Entries with chart source code
****

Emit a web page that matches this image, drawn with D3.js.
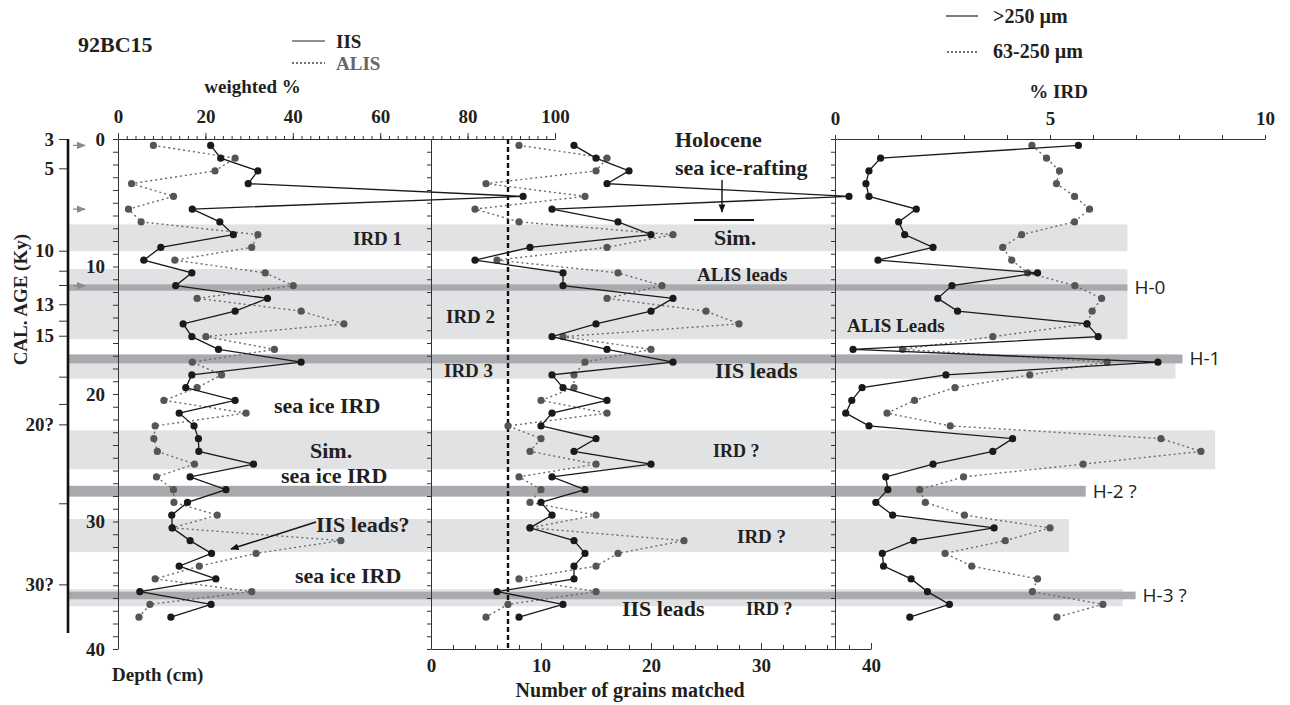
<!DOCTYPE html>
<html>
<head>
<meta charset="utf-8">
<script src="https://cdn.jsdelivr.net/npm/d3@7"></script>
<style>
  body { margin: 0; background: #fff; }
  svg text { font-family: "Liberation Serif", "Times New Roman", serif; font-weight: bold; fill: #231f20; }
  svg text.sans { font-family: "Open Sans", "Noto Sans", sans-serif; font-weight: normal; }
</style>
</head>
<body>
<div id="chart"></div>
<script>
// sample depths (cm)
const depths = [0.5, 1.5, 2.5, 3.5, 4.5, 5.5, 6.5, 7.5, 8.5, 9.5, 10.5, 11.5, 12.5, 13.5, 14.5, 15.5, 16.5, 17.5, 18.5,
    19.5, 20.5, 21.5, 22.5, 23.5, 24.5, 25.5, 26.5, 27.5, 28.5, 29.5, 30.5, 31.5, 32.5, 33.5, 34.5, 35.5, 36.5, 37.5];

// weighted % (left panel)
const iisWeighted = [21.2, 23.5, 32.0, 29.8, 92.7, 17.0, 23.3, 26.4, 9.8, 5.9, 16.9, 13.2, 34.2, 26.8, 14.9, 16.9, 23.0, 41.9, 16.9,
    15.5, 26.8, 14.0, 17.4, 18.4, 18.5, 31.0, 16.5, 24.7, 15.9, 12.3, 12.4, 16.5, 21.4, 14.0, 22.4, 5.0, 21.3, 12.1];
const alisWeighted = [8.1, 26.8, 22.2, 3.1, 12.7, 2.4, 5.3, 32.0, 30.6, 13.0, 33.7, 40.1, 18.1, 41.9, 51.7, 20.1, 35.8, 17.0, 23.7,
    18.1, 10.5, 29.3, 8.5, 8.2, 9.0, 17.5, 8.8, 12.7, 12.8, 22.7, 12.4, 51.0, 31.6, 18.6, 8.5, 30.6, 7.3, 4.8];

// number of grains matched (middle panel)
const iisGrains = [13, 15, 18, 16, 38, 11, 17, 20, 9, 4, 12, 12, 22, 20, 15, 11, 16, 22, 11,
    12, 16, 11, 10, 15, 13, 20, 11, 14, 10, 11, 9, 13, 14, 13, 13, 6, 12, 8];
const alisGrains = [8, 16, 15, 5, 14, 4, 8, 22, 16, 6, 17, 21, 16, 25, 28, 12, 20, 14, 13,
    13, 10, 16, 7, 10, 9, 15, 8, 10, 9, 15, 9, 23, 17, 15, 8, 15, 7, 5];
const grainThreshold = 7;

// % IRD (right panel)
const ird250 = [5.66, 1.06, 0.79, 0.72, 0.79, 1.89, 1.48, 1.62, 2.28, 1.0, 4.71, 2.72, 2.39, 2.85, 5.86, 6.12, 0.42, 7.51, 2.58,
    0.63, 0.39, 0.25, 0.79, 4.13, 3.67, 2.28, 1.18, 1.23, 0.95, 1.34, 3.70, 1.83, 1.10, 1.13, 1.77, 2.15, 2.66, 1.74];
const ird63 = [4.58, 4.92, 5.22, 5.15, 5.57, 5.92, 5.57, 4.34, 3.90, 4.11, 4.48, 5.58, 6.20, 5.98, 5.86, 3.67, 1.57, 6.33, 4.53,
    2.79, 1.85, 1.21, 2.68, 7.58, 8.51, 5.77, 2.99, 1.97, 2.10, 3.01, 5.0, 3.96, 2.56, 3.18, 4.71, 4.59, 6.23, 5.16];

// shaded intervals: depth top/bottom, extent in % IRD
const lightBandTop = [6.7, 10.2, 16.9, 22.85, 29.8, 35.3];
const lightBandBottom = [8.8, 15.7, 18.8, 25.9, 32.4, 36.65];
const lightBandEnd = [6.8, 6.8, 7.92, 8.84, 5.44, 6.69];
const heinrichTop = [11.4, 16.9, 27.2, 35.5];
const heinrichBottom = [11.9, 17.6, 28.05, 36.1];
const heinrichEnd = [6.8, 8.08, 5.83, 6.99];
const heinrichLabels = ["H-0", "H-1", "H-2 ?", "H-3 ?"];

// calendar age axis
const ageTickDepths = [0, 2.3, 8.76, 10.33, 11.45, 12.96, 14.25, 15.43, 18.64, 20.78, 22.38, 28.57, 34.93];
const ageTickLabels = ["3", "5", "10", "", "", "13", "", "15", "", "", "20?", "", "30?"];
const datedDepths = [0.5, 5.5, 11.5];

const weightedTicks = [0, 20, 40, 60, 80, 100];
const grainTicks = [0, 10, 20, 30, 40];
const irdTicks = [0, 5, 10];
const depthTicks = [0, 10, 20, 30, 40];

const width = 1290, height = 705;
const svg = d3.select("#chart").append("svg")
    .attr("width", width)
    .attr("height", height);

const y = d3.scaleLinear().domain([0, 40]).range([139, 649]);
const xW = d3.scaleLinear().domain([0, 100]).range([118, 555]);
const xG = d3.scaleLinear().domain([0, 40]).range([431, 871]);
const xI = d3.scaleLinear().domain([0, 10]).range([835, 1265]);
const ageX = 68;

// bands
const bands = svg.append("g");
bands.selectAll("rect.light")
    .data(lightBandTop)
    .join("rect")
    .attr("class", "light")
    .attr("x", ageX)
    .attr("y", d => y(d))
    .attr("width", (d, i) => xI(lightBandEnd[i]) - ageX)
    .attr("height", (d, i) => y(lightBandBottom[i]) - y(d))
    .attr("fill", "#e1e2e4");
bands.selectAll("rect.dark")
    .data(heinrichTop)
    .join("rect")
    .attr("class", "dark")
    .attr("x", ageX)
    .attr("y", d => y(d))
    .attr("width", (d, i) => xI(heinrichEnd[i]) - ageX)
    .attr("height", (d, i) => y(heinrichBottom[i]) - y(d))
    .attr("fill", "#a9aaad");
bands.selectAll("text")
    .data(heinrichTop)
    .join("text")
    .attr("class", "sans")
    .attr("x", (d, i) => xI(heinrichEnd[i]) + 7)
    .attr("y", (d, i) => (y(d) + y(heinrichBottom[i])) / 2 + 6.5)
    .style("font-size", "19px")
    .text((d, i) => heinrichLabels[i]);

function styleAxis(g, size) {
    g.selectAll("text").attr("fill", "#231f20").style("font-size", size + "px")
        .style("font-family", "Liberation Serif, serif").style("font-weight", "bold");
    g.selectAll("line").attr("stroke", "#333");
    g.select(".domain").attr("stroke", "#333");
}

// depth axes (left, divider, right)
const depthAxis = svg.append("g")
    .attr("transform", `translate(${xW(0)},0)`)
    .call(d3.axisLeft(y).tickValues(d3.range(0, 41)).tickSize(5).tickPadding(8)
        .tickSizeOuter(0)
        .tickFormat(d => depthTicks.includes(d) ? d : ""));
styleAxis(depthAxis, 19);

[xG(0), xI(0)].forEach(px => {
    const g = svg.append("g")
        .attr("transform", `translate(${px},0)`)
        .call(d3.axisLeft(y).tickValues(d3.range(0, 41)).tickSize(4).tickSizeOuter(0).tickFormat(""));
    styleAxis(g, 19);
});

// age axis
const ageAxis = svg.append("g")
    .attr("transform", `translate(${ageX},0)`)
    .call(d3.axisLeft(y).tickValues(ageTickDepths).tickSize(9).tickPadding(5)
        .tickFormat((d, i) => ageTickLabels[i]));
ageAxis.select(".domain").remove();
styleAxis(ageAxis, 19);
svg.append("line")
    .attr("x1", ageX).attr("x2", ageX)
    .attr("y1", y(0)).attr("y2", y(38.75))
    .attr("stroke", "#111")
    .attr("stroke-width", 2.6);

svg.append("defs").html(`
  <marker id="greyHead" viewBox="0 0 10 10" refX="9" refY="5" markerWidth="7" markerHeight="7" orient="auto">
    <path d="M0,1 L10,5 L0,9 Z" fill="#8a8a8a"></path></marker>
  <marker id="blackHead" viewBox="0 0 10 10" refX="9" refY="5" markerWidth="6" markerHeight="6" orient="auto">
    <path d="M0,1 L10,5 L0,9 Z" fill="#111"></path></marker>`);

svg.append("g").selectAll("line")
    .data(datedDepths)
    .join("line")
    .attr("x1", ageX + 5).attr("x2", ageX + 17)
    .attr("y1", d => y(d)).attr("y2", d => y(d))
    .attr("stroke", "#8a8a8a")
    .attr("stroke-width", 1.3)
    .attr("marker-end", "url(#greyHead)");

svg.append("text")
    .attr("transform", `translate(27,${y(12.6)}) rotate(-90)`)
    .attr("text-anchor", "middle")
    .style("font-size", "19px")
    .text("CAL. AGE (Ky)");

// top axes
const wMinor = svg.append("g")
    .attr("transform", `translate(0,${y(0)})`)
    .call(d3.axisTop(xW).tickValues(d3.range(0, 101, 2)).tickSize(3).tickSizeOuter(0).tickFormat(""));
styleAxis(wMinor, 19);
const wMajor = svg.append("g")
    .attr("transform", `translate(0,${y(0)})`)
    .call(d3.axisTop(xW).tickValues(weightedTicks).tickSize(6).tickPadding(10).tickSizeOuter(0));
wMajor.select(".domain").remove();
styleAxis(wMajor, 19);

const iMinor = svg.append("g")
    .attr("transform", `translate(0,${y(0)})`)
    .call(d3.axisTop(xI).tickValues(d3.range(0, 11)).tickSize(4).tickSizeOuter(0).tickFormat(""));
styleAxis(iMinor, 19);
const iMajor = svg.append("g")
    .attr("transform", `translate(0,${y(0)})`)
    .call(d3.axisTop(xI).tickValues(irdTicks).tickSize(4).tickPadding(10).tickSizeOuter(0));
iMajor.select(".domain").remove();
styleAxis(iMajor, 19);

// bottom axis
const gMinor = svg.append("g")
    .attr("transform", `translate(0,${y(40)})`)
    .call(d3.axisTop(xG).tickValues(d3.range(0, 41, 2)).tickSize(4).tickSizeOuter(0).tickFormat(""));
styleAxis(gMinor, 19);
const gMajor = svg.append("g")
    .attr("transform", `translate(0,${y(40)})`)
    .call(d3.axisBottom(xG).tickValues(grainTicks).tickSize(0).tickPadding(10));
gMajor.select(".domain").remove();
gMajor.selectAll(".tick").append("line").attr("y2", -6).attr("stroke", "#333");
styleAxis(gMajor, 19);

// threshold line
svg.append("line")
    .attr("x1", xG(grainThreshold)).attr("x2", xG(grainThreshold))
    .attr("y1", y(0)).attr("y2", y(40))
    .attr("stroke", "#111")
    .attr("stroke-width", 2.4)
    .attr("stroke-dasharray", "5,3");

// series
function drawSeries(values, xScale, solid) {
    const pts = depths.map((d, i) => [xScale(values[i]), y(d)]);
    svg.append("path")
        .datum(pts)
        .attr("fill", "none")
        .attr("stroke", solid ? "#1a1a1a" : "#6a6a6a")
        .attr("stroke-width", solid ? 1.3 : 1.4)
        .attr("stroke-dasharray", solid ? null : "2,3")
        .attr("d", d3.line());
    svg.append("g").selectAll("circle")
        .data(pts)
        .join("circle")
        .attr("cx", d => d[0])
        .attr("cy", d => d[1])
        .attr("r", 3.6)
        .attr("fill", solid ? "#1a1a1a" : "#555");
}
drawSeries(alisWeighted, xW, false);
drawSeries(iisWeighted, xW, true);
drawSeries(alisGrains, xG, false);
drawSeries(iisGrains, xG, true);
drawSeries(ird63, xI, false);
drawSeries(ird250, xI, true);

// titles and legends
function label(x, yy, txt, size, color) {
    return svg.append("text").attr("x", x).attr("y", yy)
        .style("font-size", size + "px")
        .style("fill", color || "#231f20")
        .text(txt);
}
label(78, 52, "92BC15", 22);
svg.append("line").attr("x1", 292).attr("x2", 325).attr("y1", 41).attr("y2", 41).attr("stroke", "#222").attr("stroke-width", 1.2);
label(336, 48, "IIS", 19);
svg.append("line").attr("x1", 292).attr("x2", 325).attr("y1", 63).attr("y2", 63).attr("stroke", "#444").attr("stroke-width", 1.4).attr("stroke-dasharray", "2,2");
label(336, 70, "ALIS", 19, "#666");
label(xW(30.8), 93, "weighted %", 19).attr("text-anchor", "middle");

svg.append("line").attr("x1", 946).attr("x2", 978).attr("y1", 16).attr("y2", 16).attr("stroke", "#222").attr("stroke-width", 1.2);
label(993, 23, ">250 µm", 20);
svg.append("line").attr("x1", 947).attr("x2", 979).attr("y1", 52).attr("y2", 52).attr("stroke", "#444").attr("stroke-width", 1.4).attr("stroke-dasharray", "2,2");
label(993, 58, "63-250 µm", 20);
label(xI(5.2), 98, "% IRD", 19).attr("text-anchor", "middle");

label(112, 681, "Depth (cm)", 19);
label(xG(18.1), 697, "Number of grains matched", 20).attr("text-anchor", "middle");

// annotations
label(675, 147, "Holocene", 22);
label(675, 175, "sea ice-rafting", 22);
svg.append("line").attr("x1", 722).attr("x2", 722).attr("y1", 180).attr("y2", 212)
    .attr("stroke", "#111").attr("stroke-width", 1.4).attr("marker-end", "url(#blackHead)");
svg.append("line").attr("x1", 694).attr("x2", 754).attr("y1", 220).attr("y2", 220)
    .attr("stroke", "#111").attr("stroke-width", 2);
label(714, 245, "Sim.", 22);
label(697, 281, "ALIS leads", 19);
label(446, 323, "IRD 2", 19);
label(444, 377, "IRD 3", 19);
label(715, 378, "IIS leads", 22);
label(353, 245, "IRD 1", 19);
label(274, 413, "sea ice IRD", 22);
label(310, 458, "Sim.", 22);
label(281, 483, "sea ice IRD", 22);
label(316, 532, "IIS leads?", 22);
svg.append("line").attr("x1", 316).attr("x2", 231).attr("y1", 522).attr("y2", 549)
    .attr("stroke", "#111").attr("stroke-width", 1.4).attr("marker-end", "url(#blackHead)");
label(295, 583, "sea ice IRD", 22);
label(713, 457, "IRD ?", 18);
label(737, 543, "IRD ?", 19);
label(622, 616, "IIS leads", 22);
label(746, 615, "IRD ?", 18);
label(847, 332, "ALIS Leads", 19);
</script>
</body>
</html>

****

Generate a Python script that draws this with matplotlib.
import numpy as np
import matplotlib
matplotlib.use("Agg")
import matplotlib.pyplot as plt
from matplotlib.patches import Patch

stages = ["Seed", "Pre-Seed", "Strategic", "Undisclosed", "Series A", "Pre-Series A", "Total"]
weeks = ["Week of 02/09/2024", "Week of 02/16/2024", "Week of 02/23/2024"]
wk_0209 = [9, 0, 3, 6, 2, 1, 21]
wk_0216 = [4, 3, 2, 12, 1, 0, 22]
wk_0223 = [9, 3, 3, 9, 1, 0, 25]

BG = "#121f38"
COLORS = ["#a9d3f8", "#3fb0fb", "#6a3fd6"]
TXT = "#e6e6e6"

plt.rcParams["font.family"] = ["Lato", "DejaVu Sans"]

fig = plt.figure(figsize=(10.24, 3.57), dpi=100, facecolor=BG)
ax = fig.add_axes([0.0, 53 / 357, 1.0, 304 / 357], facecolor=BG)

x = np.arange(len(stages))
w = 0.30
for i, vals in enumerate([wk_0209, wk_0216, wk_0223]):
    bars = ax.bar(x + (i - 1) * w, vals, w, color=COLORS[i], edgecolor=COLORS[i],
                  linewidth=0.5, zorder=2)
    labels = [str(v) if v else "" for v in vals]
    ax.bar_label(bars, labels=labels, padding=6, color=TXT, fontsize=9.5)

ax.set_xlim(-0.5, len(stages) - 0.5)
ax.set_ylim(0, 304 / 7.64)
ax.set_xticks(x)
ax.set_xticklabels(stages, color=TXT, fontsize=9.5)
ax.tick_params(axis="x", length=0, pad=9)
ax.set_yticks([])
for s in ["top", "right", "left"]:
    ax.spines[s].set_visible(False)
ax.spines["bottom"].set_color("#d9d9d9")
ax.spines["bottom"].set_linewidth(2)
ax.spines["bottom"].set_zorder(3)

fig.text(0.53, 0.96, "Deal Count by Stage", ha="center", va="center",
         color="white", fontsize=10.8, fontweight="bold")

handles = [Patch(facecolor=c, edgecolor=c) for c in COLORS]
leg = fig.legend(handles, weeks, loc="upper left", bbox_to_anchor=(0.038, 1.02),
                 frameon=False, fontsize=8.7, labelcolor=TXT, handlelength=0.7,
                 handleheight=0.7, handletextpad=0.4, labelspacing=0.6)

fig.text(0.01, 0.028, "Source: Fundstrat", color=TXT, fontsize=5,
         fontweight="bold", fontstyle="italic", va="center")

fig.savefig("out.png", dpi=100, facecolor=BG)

****

### THE TASK
Pictures in the material above should be skipped; print exactly the lines from the one with "Emit a web page" through the one with "35.5, 36.5, 37.5];".

### ANSWER IN FULL
Emit a web page that matches this image, drawn with D3.js.
<!DOCTYPE html>
<html>
<head>
<meta charset="utf-8">
<script src="https://cdn.jsdelivr.net/npm/d3@7"></script>
<style>
  body { margin: 0; background: #fff; }
  svg text { font-family: "Liberation Serif", "Times New Roman", serif; font-weight: bold; fill: #231f20; }
  svg text.sans { font-family: "Open Sans", "Noto Sans", sans-serif; font-weight: normal; }
</style>
</head>
<body>
<div id="chart"></div>
<script>
// sample depths (cm)
const depths = [0.5, 1.5, 2.5, 3.5, 4.5, 5.5, 6.5, 7.5, 8.5, 9.5, 10.5, 11.5, 12.5, 13.5, 14.5, 15.5, 16.5, 17.5, 18.5,
    19.5, 20.5, 21.5, 22.5, 23.5, 24.5, 25.5, 26.5, 27.5, 28.5, 29.5, 30.5, 31.5, 32.5, 33.5, 34.5, 35.5, 36.5, 37.5];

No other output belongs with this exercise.